# Newer than it appears!



## mean_jeannie (Oct 11, 2003)

Hi, I joined this forum a while ago but never did post until today. My cats, Robus and Magnus, are brothers. Magnus was the first born and Robus was the last born of a litter of seven kittens. They were the last two to find a home -- my friend who gave them to me said no one thought they were as cute as the others. How rude! I held out for a while but she kept calling and saying they had to stay together because they were so attached at this point. Finally I gave in. That was seven years ago this month.

We have our problems, but I'm hanging in there with them so far! They are great pest control! And they're excellent foot-warmers. So, I guess we're in it for the long haul . . . sometimes I think to myself, 'I could have another 11 years with these guys,' and it astounds me! 

My husband has a seven-year-old American Pit Bull Terrier named Aerial (totally in love with both cats, they all share a bed together) and a 210 gallon reef aquarium (cats totally uninterested). We have a boarder right now who has a seven-year-old Absynnian (sp?) named Tucker. Funny, all the four-leggeds are seven years old! Robus and Magnus are mutts among us.

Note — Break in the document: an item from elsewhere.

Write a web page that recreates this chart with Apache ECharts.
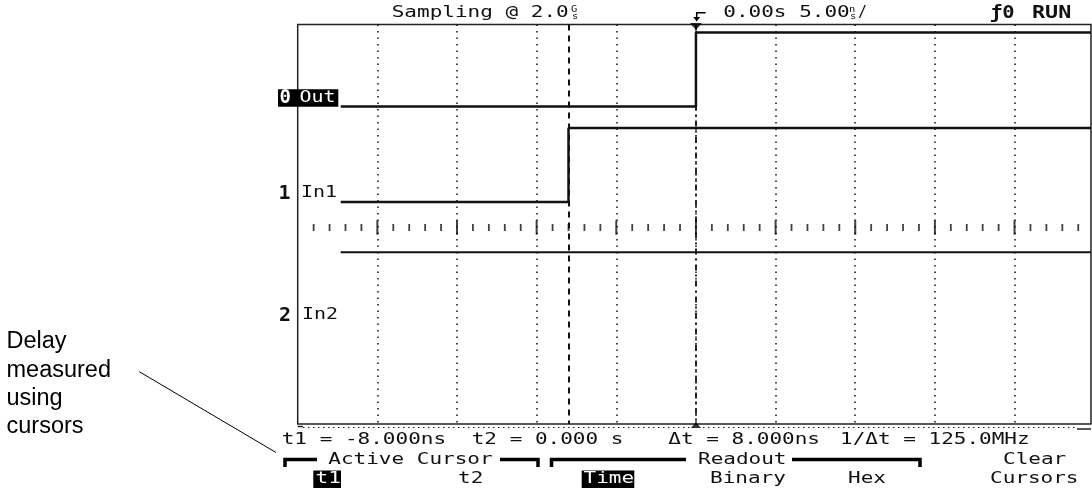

Nice to meet you, and read all your stories and posts. I look forward to helping each other.

Jeanne


----------



## jessamica8 (Aug 17, 2004)

Welcome to the forum! Try to post some pics when you get a chance!


----------



## Mitts & Tess (Sep 4, 2004)

Belated Welcome! I had just read how you named your sweet kitties.


----------



## DesnBaby (Apr 18, 2004)

Welcome home! :wink:


----------



## emma_pen (Nov 2, 2004)

Welcome! If thats Robus & magnus in your avatar, how can anyone say they are not cute? They're gorgeous!

Would love to see a pic of Aerial, I love all bull breeds, and I really do think if introduced and brought up properly, all types of bull terrier are complete sucks when it comes to cats! I have a Staff/Mastiff mix and he's so cuddly with them.

Ems


----------



## KittyCute (May 23, 2004)

Welcome and I can't wait to see pics


----------



## rosalie (Oct 9, 2003)

Welcome Jeanne


----------



## mean_jeannie (Oct 11, 2003)

Thanks, everyone, for your warm welcome. I'm glad I finally had time to start getting involved in this forum. I really need cat support! I will post some pictures soon (and even one of my bully!).


----------



## kitkat (Sep 22, 2003)

Welcome to the forum Jeanne. I can't believe anyone would think your 2 kitties are not cute, they are super cute


----------



## mean_jeannie (Oct 11, 2003)

kitkat said:


> Welcome to the forum Jeanne. I can't believe anyone would think your 2 kitties are not cute, they are super cute


Thank you, I think so too!


----------



## Lori (Jun 8, 2003)

Welcome Jeannie! 
Count me as another who can't figure out anyone saying those kitties are not cute!!
I was just reading that Pit Bulls can be great with cats. Did Aerial grow up with Robus and Magnus? 
Hope you enjoy the forum! :mrgreen:


----------



## mean_jeannie (Oct 11, 2003)

Thanks, Lori! Actually, Aerial was the first dog my cats ever saw! And they tried to exterminate her, poor girl. They were 2 years old at that time. Aerial grew up with cats so she thought she could move in and start playing with Magnus and Robus right away but the cats she knew had been declawed . . . was she was surprised! Magnus and Robus constantly left claws stuck in her muzzle during the adjustment. They even ambushed her going down the stairs. They settled in with each other pretty quickly, though.

Now, I don't know if my husband came with a dog or if the dog came with a husband!


----------